─── RAW DATA
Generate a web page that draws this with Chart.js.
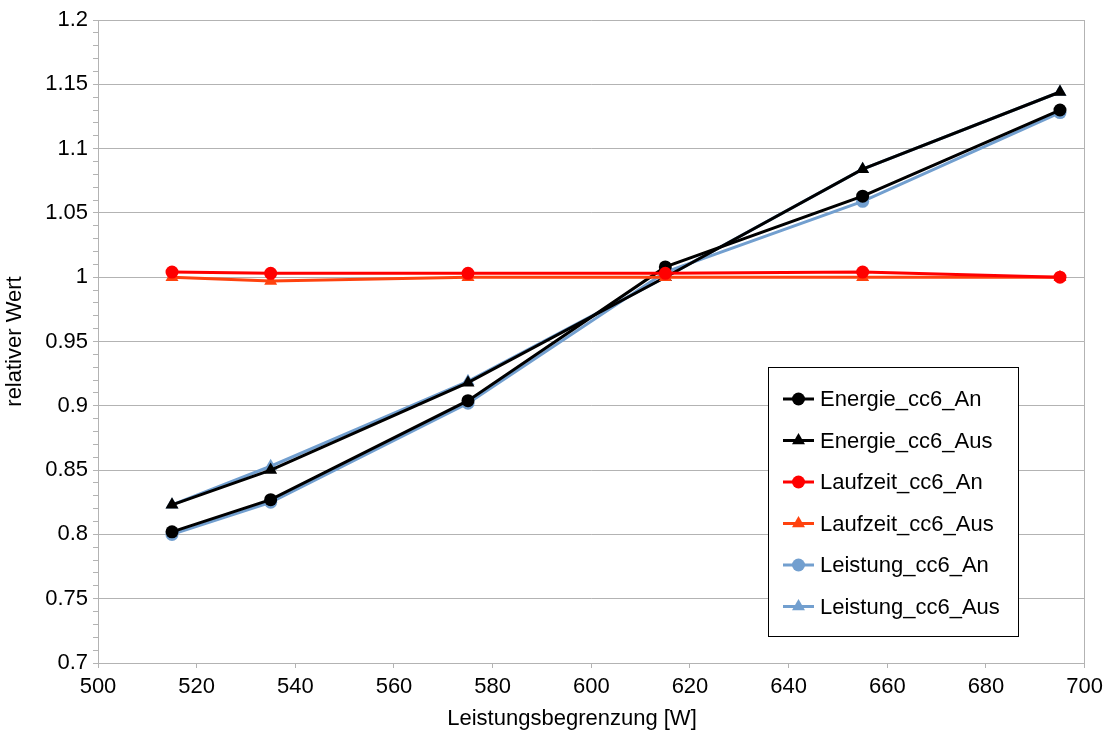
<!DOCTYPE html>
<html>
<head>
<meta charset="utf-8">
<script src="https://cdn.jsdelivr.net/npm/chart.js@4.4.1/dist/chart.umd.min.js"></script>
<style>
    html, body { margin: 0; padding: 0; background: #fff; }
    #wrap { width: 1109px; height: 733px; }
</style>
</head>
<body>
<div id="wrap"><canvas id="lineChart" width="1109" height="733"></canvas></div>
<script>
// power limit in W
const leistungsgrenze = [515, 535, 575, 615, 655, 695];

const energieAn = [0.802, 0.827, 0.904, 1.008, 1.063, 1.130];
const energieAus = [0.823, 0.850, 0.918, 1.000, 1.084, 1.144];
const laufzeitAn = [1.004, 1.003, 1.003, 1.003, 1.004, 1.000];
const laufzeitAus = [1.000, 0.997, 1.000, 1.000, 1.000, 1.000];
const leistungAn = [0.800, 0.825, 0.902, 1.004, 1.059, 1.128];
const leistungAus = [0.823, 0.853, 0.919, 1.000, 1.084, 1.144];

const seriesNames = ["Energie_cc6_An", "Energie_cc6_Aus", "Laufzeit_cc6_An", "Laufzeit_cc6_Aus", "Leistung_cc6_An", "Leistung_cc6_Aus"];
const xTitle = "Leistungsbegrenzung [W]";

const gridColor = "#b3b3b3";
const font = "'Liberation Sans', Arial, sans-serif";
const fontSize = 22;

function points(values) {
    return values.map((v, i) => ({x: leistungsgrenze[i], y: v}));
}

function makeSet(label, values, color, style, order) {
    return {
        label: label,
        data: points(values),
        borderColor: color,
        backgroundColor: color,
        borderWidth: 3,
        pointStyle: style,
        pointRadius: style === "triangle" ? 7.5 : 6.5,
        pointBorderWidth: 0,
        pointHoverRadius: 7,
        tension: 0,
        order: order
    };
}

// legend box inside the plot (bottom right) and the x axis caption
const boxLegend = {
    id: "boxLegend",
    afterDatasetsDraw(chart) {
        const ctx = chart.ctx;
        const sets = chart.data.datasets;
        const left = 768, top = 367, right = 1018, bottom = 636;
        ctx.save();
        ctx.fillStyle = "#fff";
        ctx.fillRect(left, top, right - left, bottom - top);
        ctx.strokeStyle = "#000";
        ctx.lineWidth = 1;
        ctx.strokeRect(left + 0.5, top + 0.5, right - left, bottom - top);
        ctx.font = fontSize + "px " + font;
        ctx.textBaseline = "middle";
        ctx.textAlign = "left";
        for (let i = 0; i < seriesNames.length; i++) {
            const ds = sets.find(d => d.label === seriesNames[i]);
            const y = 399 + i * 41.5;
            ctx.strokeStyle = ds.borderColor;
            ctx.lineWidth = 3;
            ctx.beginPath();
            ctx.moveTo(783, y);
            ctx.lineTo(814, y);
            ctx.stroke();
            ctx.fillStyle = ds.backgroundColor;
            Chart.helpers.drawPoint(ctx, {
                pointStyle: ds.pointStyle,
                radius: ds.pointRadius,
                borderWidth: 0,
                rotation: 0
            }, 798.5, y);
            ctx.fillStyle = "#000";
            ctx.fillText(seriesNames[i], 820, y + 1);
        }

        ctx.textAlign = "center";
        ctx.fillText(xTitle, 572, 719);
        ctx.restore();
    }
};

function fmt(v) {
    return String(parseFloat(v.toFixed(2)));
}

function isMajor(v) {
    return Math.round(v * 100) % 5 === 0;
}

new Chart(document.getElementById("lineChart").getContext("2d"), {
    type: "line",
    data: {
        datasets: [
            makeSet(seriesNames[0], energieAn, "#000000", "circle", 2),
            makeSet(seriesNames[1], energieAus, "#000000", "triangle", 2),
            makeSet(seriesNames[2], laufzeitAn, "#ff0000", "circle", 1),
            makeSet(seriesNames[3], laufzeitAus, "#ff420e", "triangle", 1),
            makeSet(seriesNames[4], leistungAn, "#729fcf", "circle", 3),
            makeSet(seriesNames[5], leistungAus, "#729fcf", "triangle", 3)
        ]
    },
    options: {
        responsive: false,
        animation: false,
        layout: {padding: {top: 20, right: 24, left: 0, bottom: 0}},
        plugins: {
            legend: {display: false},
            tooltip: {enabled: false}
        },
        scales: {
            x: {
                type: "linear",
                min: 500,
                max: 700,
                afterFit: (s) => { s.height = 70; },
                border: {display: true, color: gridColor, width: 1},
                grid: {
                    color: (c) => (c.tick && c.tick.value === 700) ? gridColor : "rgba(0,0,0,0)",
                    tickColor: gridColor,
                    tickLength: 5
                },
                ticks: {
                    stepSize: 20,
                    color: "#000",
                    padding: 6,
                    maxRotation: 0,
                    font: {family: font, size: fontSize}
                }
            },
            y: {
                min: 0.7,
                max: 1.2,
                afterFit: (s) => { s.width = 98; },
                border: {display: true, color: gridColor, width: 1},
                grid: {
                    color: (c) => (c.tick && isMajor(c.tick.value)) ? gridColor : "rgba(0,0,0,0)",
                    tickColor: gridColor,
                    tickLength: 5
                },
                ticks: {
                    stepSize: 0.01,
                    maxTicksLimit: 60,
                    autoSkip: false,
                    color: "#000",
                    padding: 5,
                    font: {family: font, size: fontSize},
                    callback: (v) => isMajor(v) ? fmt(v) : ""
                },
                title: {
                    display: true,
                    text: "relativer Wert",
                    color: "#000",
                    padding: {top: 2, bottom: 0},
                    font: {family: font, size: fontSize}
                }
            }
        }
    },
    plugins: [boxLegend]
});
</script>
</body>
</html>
──────
● **WHAT IS REQUIRED**
Without the pictures, repeat the listing above exactly.

● **SOLVED EXERCISE**
Generate a web page that draws this with Chart.js.
<!DOCTYPE html>
<html>
<head>
<meta charset="utf-8">
<script src="https://cdn.jsdelivr.net/npm/chart.js@4.4.1/dist/chart.umd.min.js"></script>
<style>
    html, body { margin: 0; padding: 0; background: #fff; }
    #wrap { width: 1109px; height: 733px; }
</style>
</head>
<body>
<div id="wrap"><canvas id="lineChart" width="1109" height="733"></canvas></div>
<script>
// power limit in W
const leistungsgrenze = [515, 535, 575, 615, 655, 695];

const energieAn = [0.802, 0.827, 0.904, 1.008, 1.063, 1.130];
const energieAus = [0.823, 0.850, 0.918, 1.000, 1.084, 1.144];
const laufzeitAn = [1.004, 1.003, 1.003, 1.003, 1.004, 1.000];
const laufzeitAus = [1.000, 0.997, 1.000, 1.000, 1.000, 1.000];
const leistungAn = [0.800, 0.825, 0.902, 1.004, 1.059, 1.128];
const leistungAus = [0.823, 0.853, 0.919, 1.000, 1.084, 1.144];

const seriesNames = ["Energie_cc6_An", "Energie_cc6_Aus", "Laufzeit_cc6_An", "Laufzeit_cc6_Aus", "Leistung_cc6_An", "Leistung_cc6_Aus"];
const xTitle = "Leistungsbegrenzung [W]";

const gridColor = "#b3b3b3";
const font = "'Liberation Sans', Arial, sans-serif";
const fontSize = 22;

function points(values) {
    return values.map((v, i) => ({x: leistungsgrenze[i], y: v}));
}

function makeSet(label, values, color, style, order) {
    return {
        label: label,
        data: points(values),
        borderColor: color,
        backgroundColor: color,
        borderWidth: 3,
        pointStyle: style,
        pointRadius: style === "triangle" ? 7.5 : 6.5,
        pointBorderWidth: 0,
        pointHoverRadius: 7,
        tension: 0,
        order: order
    };
}

// legend box inside the plot (bottom right) and the x axis caption
const boxLegend = {
    id: "boxLegend",
    afterDatasetsDraw(chart) {
        const ctx = chart.ctx;
        const sets = chart.data.datasets;
        const left = 768, top = 367, right = 1018, bottom = 636;
        ctx.save();
        ctx.fillStyle = "#fff";
        ctx.fillRect(left, top, right - left, bottom - top);
        ctx.strokeStyle = "#000";
        ctx.lineWidth = 1;
        ctx.strokeRect(left + 0.5, top + 0.5, right - left, bottom - top);
        ctx.font = fontSize + "px " + font;
        ctx.textBaseline = "middle";
        ctx.textAlign = "left";
        for (let i = 0; i < seriesNames.length; i++) {
            const ds = sets.find(d => d.label === seriesNames[i]);
            const y = 399 + i * 41.5;
            ctx.strokeStyle = ds.borderColor;
            ctx.lineWidth = 3;
            ctx.beginPath();
            ctx.moveTo(783, y);
            ctx.lineTo(814, y);
            ctx.stroke();
            ctx.fillStyle = ds.backgroundColor;
            Chart.helpers.drawPoint(ctx, {
                pointStyle: ds.pointStyle,
                radius: ds.pointRadius,
                borderWidth: 0,
                rotation: 0
            }, 798.5, y);
            ctx.fillStyle = "#000";
            ctx.fillText(seriesNames[i], 820, y + 1);
        }

        ctx.textAlign = "center";
        ctx.fillText(xTitle, 572, 719);
        ctx.restore();
    }
};

function fmt(v) {
    return String(parseFloat(v.toFixed(2)));
}

function isMajor(v) {
    return Math.round(v * 100) % 5 === 0;
}

new Chart(document.getElementById("lineChart").getContext("2d"), {
    type: "line",
    data: {
        datasets: [
            makeSet(seriesNames[0], energieAn, "#000000", "circle", 2),
            makeSet(seriesNames[1], energieAus, "#000000", "triangle", 2),
            makeSet(seriesNames[2], laufzeitAn, "#ff0000", "circle", 1),
            makeSet(seriesNames[3], laufzeitAus, "#ff420e", "triangle", 1),
            makeSet(seriesNames[4], leistungAn, "#729fcf", "circle", 3),
            makeSet(seriesNames[5], leistungAus, "#729fcf", "triangle", 3)
        ]
    },
    options: {
        responsive: false,
        animation: false,
        layout: {padding: {top: 20, right: 24, left: 0, bottom: 0}},
        plugins: {
            legend: {display: false},
            tooltip: {enabled: false}
        },
        scales: {
            x: {
                type: "linear",
                min: 500,
                max: 700,
                afterFit: (s) => { s.height = 70; },
                border: {display: true, color: gridColor, width: 1},
                grid: {
                    color: (c) => (c.tick && c.tick.value === 700) ? gridColor : "rgba(0,0,0,0)",
                    tickColor: gridColor,
                    tickLength: 5
                },
                ticks: {
                    stepSize: 20,
                    color: "#000",
                    padding: 6,
                    maxRotation: 0,
                    font: {family: font, size: fontSize}
                }
            },
            y: {
                min: 0.7,
                max: 1.2,
                afterFit: (s) => { s.width = 98; },
                border: {display: true, color: gridColor, width: 1},
                grid: {
                    color: (c) => (c.tick && isMajor(c.tick.value)) ? gridColor : "rgba(0,0,0,0)",
                    tickColor: gridColor,
                    tickLength: 5
                },
                ticks: {
                    stepSize: 0.01,
                    maxTicksLimit: 60,
                    autoSkip: false,
                    color: "#000",
                    padding: 5,
                    font: {family: font, size: fontSize},
                    callback: (v) => isMajor(v) ? fmt(v) : ""
                },
                title: {
                    display: true,
                    text: "relativer Wert",
                    color: "#000",
                    padding: {top: 2, bottom: 0},
                    font: {family: font, size: fontSize}
                }
            }
        }
    },
    plugins: [boxLegend]
});
</script>
</body>
</html>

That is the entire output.